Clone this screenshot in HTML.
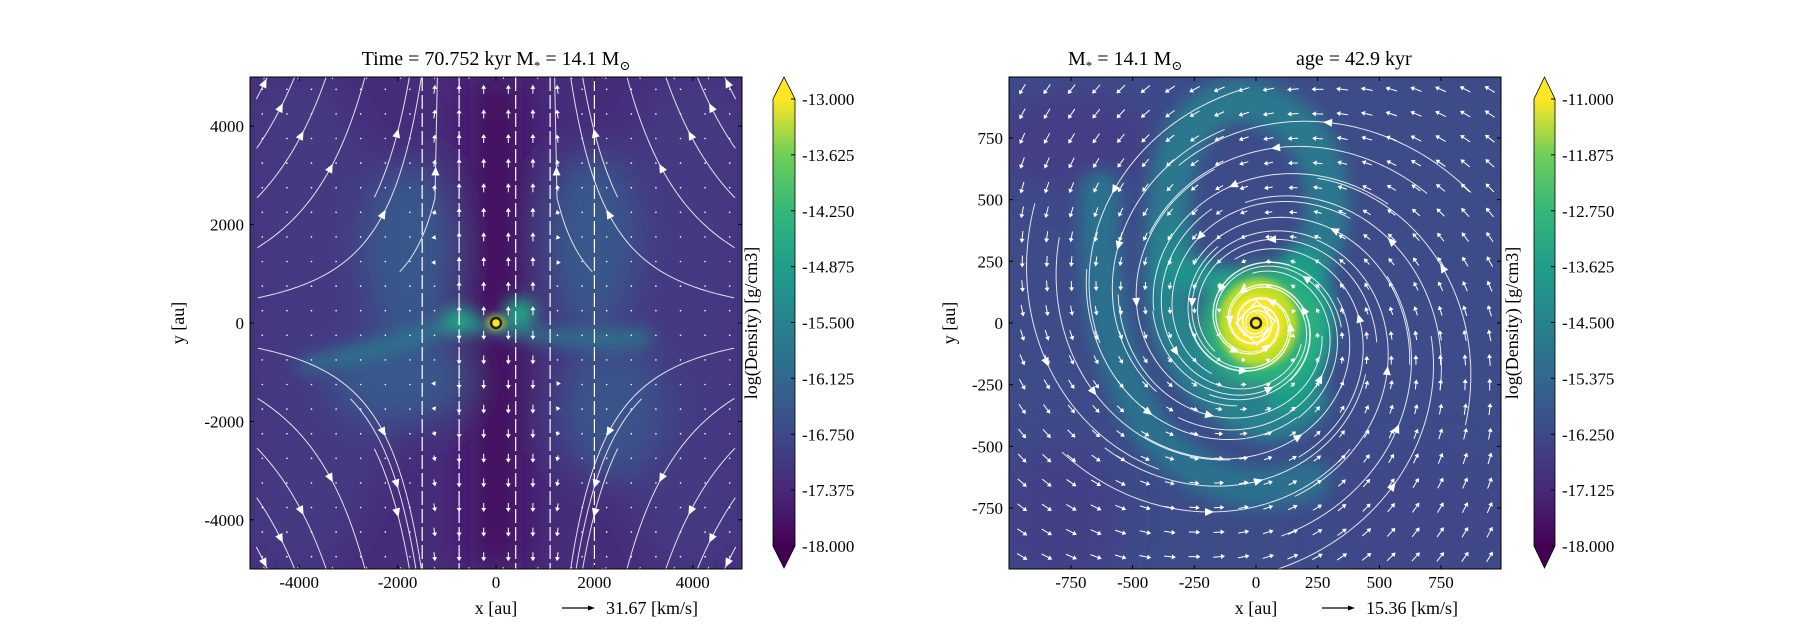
<!DOCTYPE html>
<html><head><meta charset="utf-8"><style>
html,body{margin:0;padding:0;background:#fff;}
svg{display:block;font-family:"Liberation Serif","DejaVu Serif",serif;}
</style></head><body>
<svg id="s" width="1800" height="630" viewBox="0 0 1800 630" xmlns="http://www.w3.org/2000/svg">
<defs>
<linearGradient id="vir" x1="0" y1="1" x2="0" y2="0">
<stop offset="0" stop-color="#440154"/><stop offset="0.125" stop-color="#482878"/><stop offset="0.25" stop-color="#3e4989"/><stop offset="0.375" stop-color="#31688e"/><stop offset="0.5" stop-color="#26828e"/><stop offset="0.625" stop-color="#1f9e89"/><stop offset="0.75" stop-color="#35b779"/><stop offset="0.875" stop-color="#6ece58"/><stop offset="1" stop-color="#fde725"/>
</linearGradient>
<filter id="b1" x="-50%" y="-50%" width="200%" height="200%"><feGaussianBlur stdDeviation="18"/></filter>
<filter id="b2" x="-50%" y="-50%" width="200%" height="200%"><feGaussianBlur stdDeviation="8"/></filter>
<filter id="b3" x="-50%" y="-50%" width="200%" height="200%"><feGaussianBlur stdDeviation="4"/></filter>
<clipPath id="cL"><rect x="250" y="77" width="492" height="492"/></clipPath>
<clipPath id="cR"><rect x="1009" y="77" width="492" height="492"/></clipPath>
</defs>

<!-- LEFT PANEL -->
<g clip-path="url(#cL)">
<rect x="250" y="77" width="492" height="492" fill="#472c7a"/>
<g filter="url(#b1)">
<polygon points="330,77 460,323 330,569 250,569 250,77" fill="#433e85" opacity="0.7"/>
<polygon points="660,77 540,323 660,569 742,569 742,77" fill="#433e85" opacity="0.7"/>
<ellipse cx="410" cy="250" rx="45" ry="90" fill="#38598c"/>
<ellipse cx="590" cy="240" rx="45" ry="90" fill="#38598c"/>
<ellipse cx="400" cy="380" rx="70" ry="45" fill="#38598c"/>
<ellipse cx="610" cy="410" rx="55" ry="70" fill="#3b528b"/>
<rect x="470" y="77" width="52" height="492" fill="#440a5e"/>
</g>
<g filter="url(#b2)">
<path d="M300,360 Q380,345 440,320 L500,322 Q560,335 650,330 L650,345 Q560,350 500,334 L440,335 Q380,362 300,372 Z" fill="#2a788e"/>
<ellipse cx="460" cy="320" rx="18" ry="12" fill="#22a884"/>
<ellipse cx="520" cy="312" rx="16" ry="14" fill="#22a884"/>
</g>
<ellipse cx="496" cy="323" rx="9" ry="7" fill="#b5de2b" filter="url(#b3)"/>
<g id="gL"></g>
<circle cx="496" cy="323" r="5" fill="#fde725" stroke="#222" stroke-width="2.5"/>
</g>
<rect x="250" y="77" width="492" height="492" fill="none" stroke="#000" stroke-width="1"/>
<text x="496" y="65" font-size="20" text-anchor="middle">Time = 70.752 kyr   M<tspan font-size="13" dy="5">*</tspan><tspan dy="-5"> = 14.1 M</tspan><tspan font-size="13" dy="5">⊙</tspan></text>
<g font-size="17" text-anchor="end" id="lyt"></g>
<g font-size="17" text-anchor="middle" id="lxt"></g>
<text x="184" y="323" font-size="18" text-anchor="middle" transform="rotate(-90 184 323)">y [au]</text>
<text x="496" y="614" font-size="18" text-anchor="middle">x [au]</text>
<line x1="562" y1="608" x2="592" y2="608" stroke="#000" stroke-width="1.3"/><polygon points="595,608 588,605.5 588,610.5"/>
<text x="606" y="614" font-size="18">31.67 [km/s]</text>

<rect x="773" y="99" width="22" height="447" fill="url(#vir)"/>
<polygon points="773,99 784,77 795,99" fill="#fde725"/>
<polygon points="773,546 784,568 795,546" fill="#440154"/>
<polygon points="773,99 784,77 795,99 795,546 784,568 773,546" fill="none" stroke="#000" stroke-width="0.8"/>
<g font-size="17" id="cbL"></g>
<text x="757" y="323" font-size="18" text-anchor="middle" transform="rotate(-90 757 323)">log(Density) [g/cm3]</text>

<!-- RIGHT PANEL -->
<g clip-path="url(#cR)">
<rect x="1009" y="77" width="492" height="492" fill="#3d4b89"/>
<g filter="url(#b1)">
<ellipse cx="1070" cy="140" rx="80" ry="50" fill="#453e85"/>
<ellipse cx="1060" cy="520" rx="60" ry="80" fill="#433f86"/>
<ellipse cx="1420" cy="520" rx="90" ry="70" fill="#3f4788"/>
</g>
<g filter="url(#b2)" fill="none" stroke-linecap="round">
<path d="M1170,250 Q1160,110 1240,100 Q1310,110 1325,180 Q1335,240 1300,275" stroke="#2a788e" stroke-width="44"/>
<path d="M1170,240 Q1160,340 1215,390 Q1270,440 1305,400" stroke="#26828e" stroke-width="46"/>
<path d="M1100,190 Q1095,340 1150,430 Q1220,510 1310,480" stroke="#2c718e" stroke-width="40"/>
<path d="M1300,270 Q1325,330 1290,390" stroke="#1f9e89" stroke-width="46"/>
<path d="M1175,270 Q1230,280 1240,300" stroke="#21918c" stroke-width="34"/>
</g>
<g filter="url(#b2)">
<ellipse cx="1262" cy="328" rx="62" ry="62" fill="#2ab07f"/>
</g>
<ellipse cx="1258" cy="323" rx="40" ry="44" fill="#bddf26" filter="url(#b3)"/>
<ellipse cx="1257" cy="323" rx="26" ry="28" fill="#fde725" filter="url(#b3)"/>
<g id="gR"></g>
<polyline points="1236,323 1257,301 1275,321 1257,345 1236,323" fill="none" stroke="#fff" stroke-width="1.5"/>
<circle cx="1256" cy="323" r="5" fill="#fde725" stroke="#222" stroke-width="2.5"/>
</g>
<rect x="1009" y="77" width="492" height="492" fill="none" stroke="#000" stroke-width="1"/>
<text x="1068" y="65" font-size="20">M<tspan font-size="13" dy="5">*</tspan><tspan dy="-5"> = 14.1 M</tspan><tspan font-size="13" dy="5">⊙</tspan></text>
<text x="1296" y="65" font-size="20">age = 42.9 kyr</text>
<g font-size="17" text-anchor="end" id="ryt"></g>
<g font-size="17" text-anchor="middle" id="rxt"></g>
<text x="955" y="323" font-size="18" text-anchor="middle" transform="rotate(-90 955 323)">y [au]</text>
<text x="1256" y="614" font-size="18" text-anchor="middle">x [au]</text>
<line x1="1322" y1="608" x2="1352" y2="608" stroke="#000" stroke-width="1.3"/><polygon points="1355,608 1348,605.5 1348,610.5"/>
<text x="1366" y="614" font-size="18">15.36 [km/s]</text>

<rect x="1534" y="99" width="21" height="447" fill="url(#vir)"/>
<polygon points="1534,99 1544.5,77 1555,99" fill="#fde725"/>
<polygon points="1534,546 1544.5,568 1555,546" fill="#440154"/>
<polygon points="1534,99 1544.5,77 1555,99 1555,546 1544.5,568 1534,546" fill="none" stroke="#000" stroke-width="0.8"/>
<g font-size="17" id="cbR"></g>
<text x="1518" y="323" font-size="18" text-anchor="middle" transform="rotate(-90 1518 323)">log(Density) [g/cm3]</text>
</svg>
<script>
const NS="http://www.w3.org/2000/svg";
function el(p,t,a,txt){const e=document.createElementNS(NS,t);for(const k in a)e.setAttribute(k,a[k]);if(txt!=null)e.textContent=txt;p.appendChild(e);return e;}
const $=id=>document.getElementById(id);
function ticks(gx,gy,x0,x1,y0,y1,cx,cy,scale,vals){
  for(const v of vals){const px=cx+v*scale, py=cy-v*scale;
    el(gx,'text',{x:px,y:588},String(v));
    el(gx.ownerSVGElement,'line',{x1:px,y1:y1,x2:px,y2:y1-4,stroke:'#000'});
    el(gx.ownerSVGElement,'line',{x1:px,y1:y0,x2:px,y2:y0+4,stroke:'#000'});
    el(gy,'text',{x:x0-6,y:py+6},String(v));
    el(gy.ownerSVGElement,'line',{x1:x0,y1:py,x2:x0+4,y2:py,stroke:'#000'});
    el(gy.ownerSVGElement,'line',{x1:x1,y1:py,x2:x1-4,y2:py,stroke:'#000'});
  }
}
ticks($('lxt'),$('lyt'),250,742,77,569,496,323,0.0492,[-4000,-2000,0,2000,4000]);
ticks($('rxt'),$('ryt'),1009,1501,77,569,1256,323,0.2467,[-750,-500,-250,0,250,500,750]);
function cb(g,x,labels){labels.forEach((t,i)=>{const y=99+i*447/8;el(g,'text',{x:x+7,y:y+6},t);el(g.ownerSVGElement,'line',{x1:x-4,y1:y,x2:x,y2:y,stroke:'#000'});});}
cb($('cbL'),795,['-13.000','-13.625','-14.250','-14.875','-15.500','-16.125','-16.750','-17.375','-18.000']);
cb($('cbR'),1555,['-11.000','-11.875','-12.750','-13.625','-14.500','-15.375','-16.250','-17.125','-18.000']);
function fL(x,y){let u=-0.6*x,v=1.2*y; if(Math.abs(x)<0.25){v=(y>0?1:-1)*1.5;u*=0.2;} return [u,v];}
function fR(x,y){const r=Math.hypot(x,y)+0.05;return [(-y-0.25*x)/Math.sqrt(r),(x-0.25*y)/Math.sqrt(r)];}
function stream(g,f,cx,cy,h,seeds,len){
  for(const [sx,sy] of seeds){let pts=[],x=sx,y=sy;
    for(let i=0;i<len;i++){const [u,v]=f(x,y);const m=Math.hypot(u,v)+1e-9;x+=0.012*u/m;y+=0.012*v/m;if(Math.abs(x)>1.05||Math.abs(y)>1.05||Math.hypot(x,y)<0.04)break;pts.push([cx+x*h,cy-y*h]);}
    if(pts.length<4)continue;
    el(g,'polyline',{points:pts.map(p=>p.join(',')).join(' '),fill:'none',stroke:'#fff','stroke-width':1,opacity:0.85});
    const k=Math.floor(pts.length/2),a=pts[k],b=pts[k+1];const ang=Math.atan2(b[1]-a[1],b[0]-a[0])*180/Math.PI;
    el(g,'polygon',{points:'5,0 -4,-4 -4,4',fill:'#fff',transform:`translate(${a[0]},${a[1]}) rotate(${ang})`});
  }
}
function quiver(g,f,cx,cy,h,n,sz){
  for(let i=0;i<n;i++)for(let j=0;j<n;j++){const x=-1+(i+0.5)*2/n,y=-1+(j+0.5)*2/n;const [u,v]=f(x,y);const m=Math.hypot(u,v)+1e-9;
    const ang=Math.atan2(-v,u)*180/Math.PI;const L=Math.min(sz,sz*m);
    if(L<3){el(g,'circle',{cx:cx+x*h,cy:cy-y*h,r:0.8,fill:'#fff'});continue;}
    el(g,'line',{x1:-L/2,y1:0,x2:L/2-2,y2:0,stroke:'#fff','stroke-width':1,transform:`translate(${cx+x*h},${cy-y*h}) rotate(${ang})`});
    el(g,'polygon',{points:`${L/2},0 ${L/2-4},-2.5 ${L/2-4},2.5`,fill:'#fff',transform:`translate(${cx+x*h},${cy-y*h}) rotate(${ang})`});}
}
const gL=$('gL');quiver(gL,(x,y)=>{const [u,v]=fL(x,y);return Math.abs(x)<0.3?[u,v]:[u*0.1,v*0.1];},496,323,246,20,9);
let sL=[];for(let i=0;i<14;i++){sL.push([-0.95+i*0.14,0.98]);sL.push([-0.95+i*0.14,-0.98]);}for(let j=0;j<10;j++){sL.push([-0.98,-0.9+j*0.2]);sL.push([0.98,-0.9+j*0.2]);}
for(const p of [[-0.5,0.5],[0.5,0.5],[-0.5,-0.5],[0.5,-0.5],[-0.6,-0.3],[0.6,-0.3],[-0.4,0.2],[0.4,0.2]])sL.push(p);
stream(gL,fL,496,323,246,sL,160);
for(const x of [-0.3,-0.15,0.08,0.22,0.4])el(gL,'line',{x1:496+x*246,y1:77,x2:496+x*246,y2:569,stroke:'#fff','stroke-width':1.2,'stroke-dasharray':'14,4'});
const gR=$('gR');quiver(gR,fR,1256,323,246,20,12);
let sR=[];for(let i=0;i<12;i++){const r=0.2+i*0.075;for(let k=0;k<3;k++){const a=k*2.1+i;sR.push([r*Math.cos(a),r*Math.sin(a)]);}}
stream(gR,fR,1256,323,246,sR,110);
</script>
</body></html>
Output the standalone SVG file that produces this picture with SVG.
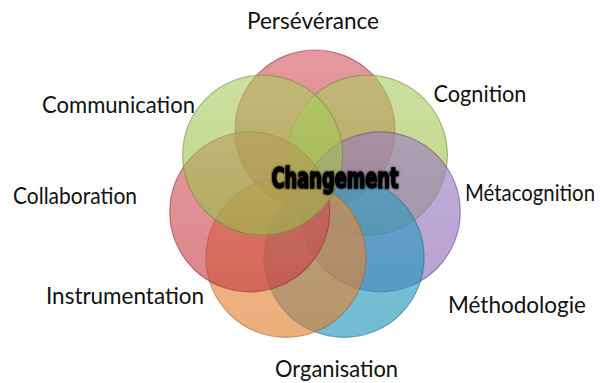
<svg xmlns="http://www.w3.org/2000/svg" width="605" height="383" viewBox="0 0 605 383">
  <defs>
    <linearGradient id="gRed" x1="0" y1="0" x2="0" y2="1">
      <stop offset="0" stop-color="#D45A62"/>
      <stop offset="1" stop-color="#C63A42"/>
    </linearGradient>
    <linearGradient id="gGreen" x1="0" y1="0" x2="0" y2="1">
      <stop offset="0" stop-color="#ADCD62"/>
      <stop offset="1" stop-color="#98BC48"/>
    </linearGradient>
    <linearGradient id="gPurple" x1="0" y1="0" x2="0" y2="1">
      <stop offset="0" stop-color="#9C7CC4"/>
      <stop offset="1" stop-color="#8A68B4"/>
    </linearGradient>
    <linearGradient id="gAqua" x1="0" y1="0" x2="0" y2="1">
      <stop offset="0" stop-color="#2E9DC0"/>
      <stop offset="1" stop-color="#1A93B6"/>
    </linearGradient>
    <linearGradient id="gOrange" x1="0" y1="0" x2="0" y2="1">
      <stop offset="0" stop-color="#E88C40"/>
      <stop offset="1" stop-color="#E07C2A"/>
    </linearGradient>
    <filter id="soft" x="-10%" y="-30%" width="120%" height="160%">
      <feGaussianBlur in="SourceAlpha" stdDeviation="1.2" result="b"/>
      <feMerge>
        <feMergeNode in="b"/>
        <feMergeNode in="SourceGraphic"/>
      </feMerge>
    </filter>
  </defs>
  <style>
    .c { fill-opacity: 0.62; stroke-width: 1.2; stroke-opacity: 0.55; }
    .red { fill: url(#gRed); stroke: #8E3034; }
    .green { fill: url(#gGreen); stroke: #6E8A38; }
    .purple { fill: url(#gPurple); stroke: #5E4682; }
    .aqua { fill: url(#gAqua); stroke: #1F6F88; }
    .orange { fill: url(#gOrange); stroke: #A8602A; }
    .lbl { font-family: Lato, "Open Sans", "Liberation Sans", sans-serif; font-size: 23px; fill: #111; text-anchor: middle; }
    .center { font-family: "Liberation Sans Narrow", "DejaVu Sans Condensed", "Liberation Sans", sans-serif; font-weight: bold; font-size: 29px; fill: #000; stroke: #000; stroke-width: 1.3; text-anchor: middle; }
  </style>

  <g id="circles">
    <g id="node-perseverance"><circle class="c red" cx="315" cy="130" r="80"/></g>
    <g id="node-cognition"><circle class="c green" cx="367.4" cy="155.2" r="80"/></g>
    <g id="node-metacognition"><circle class="c purple" cx="380.3" cy="211.9" r="80"/></g>
    <g id="node-methodologie"><circle class="c aqua" cx="344.1" cy="257.4" r="80"/></g>
    <g id="node-organisation"><circle class="c orange" cx="285.9" cy="257.4" r="80"/></g>
    <g id="node-collaboration"><circle class="c red" cx="249.7" cy="211.9" r="80"/></g>
    <g id="node-communication"><circle class="c green" cx="262.6" cy="155.2" r="80"/></g>
  </g>

  <g id="center">
    <text class="center" x="335" y="188" textLength="127" lengthAdjust="spacingAndGlyphs" filter="url(#soft)">Changement</text>
  </g>

  <g id="labels">
    <text id="t-perseverance" class="lbl" x="313" y="29" textLength="132" lengthAdjust="spacingAndGlyphs">Persévérance</text>
    <text id="t-cognition" class="lbl" x="480" y="102" textLength="93" lengthAdjust="spacingAndGlyphs">Cognition</text>
    <text id="t-communication" class="lbl" x="118.5" y="113" textLength="153" lengthAdjust="spacingAndGlyphs">Communication</text>
    <text id="t-collaboration" class="lbl" x="75" y="204" textLength="124" lengthAdjust="spacingAndGlyphs">Collaboration</text>
    <text id="t-metacognition" class="lbl" x="530" y="201" font-size="21" textLength="130" lengthAdjust="spacingAndGlyphs">Métacognition</text>
    <text id="t-instrumentation" class="lbl" x="125" y="304" textLength="158" lengthAdjust="spacingAndGlyphs">Instrumentation</text>
    <text id="t-methodologie" class="lbl" x="517" y="313" textLength="138" lengthAdjust="spacingAndGlyphs">Méthodologie</text>
    <text id="t-organisation" class="lbl" x="336.5" y="377" textLength="123" lengthAdjust="spacingAndGlyphs">Organisation</text>
  </g>
</svg>
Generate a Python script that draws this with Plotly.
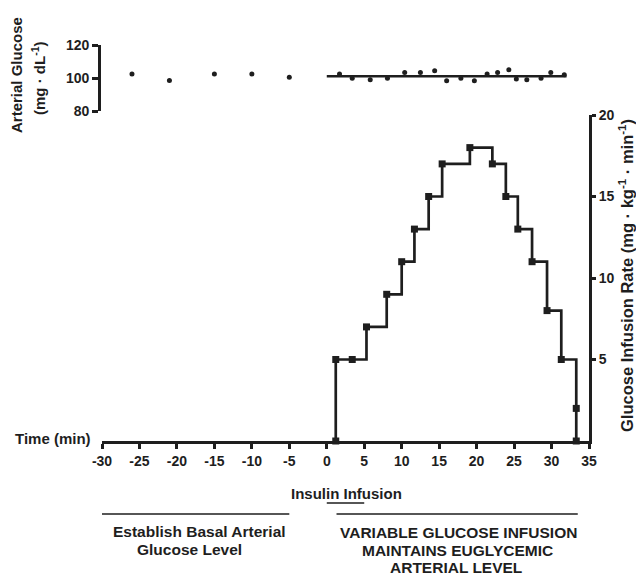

What is required: Copy each line containing the word "script" from the data.

Written answer:
<script>
</script>
Generate a Python script that draws this with Plotly.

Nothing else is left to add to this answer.